ECLI:NL:GHAMS:2015:5205
Gerechtshof Amsterdam
- Hoger beroep
- A.R. Sturhoofd
- G.J. Driessen-Poortvliet
- H.A. van den Berg
- Rechtspraak.nl
Hoger beroep inzake echtscheidingsconvenant en dwaling
In deze zaak gaat het om een hoger beroep van een vrouw tegen een vonnis van de rechtbank Noord-Holland, waarin zij en haar ex-echtgenoot een echtscheidingsconvenant hebben gesloten. Het huwelijk van partijen, dat in 1999 is gesloten, is op 29 april 2011 ontbonden. In het convenant is afgesproken dat de voormalige echtelijke woning aan de man zou worden toegedeeld, en dat de man de vrouw een bedrag van € 68.000,- zou vergoeden.

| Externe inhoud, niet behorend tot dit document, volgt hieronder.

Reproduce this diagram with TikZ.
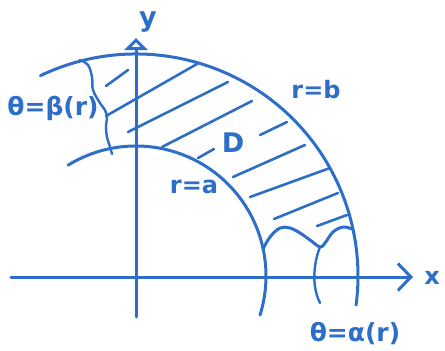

De man heeft echter in eerste aanleg een beroep gedaan op dwaling, stellende dat hij ten onrechte dacht dat de WOZ-waarde van de woning overeenkwam met de marktwaarde. De rechtbank heeft de vordering van de man afgewezen, waarop de vrouw in hoger beroep is gegaan.
Het hof heeft de feiten vastgesteld zoals deze door de rechtbank zijn vastgesteld en heeft geoordeeld dat de man voldoende informatie had om een juiste voorstelling van zaken te hebben. Het hof heeft geoordeeld dat er geen sprake is van verschoonbare dwaling en dat de man niet kan terugkomen op het convenant. De vrouw heeft haar eerste grief met succes ingediend, en het hof heeft het vonnis van de rechtbank vernietigd. De vorderingen van de man zijn afgewezen, en de vorderingen van de vrouw in reconventie zijn toegewezen, met inachtneming van bepaalde beperkingen. Het hof heeft de man veroordeeld tot medewerking aan de notariële levering van de woning en heeft een dwangsom opgelegd voor het geval hij hieraan niet voldoet.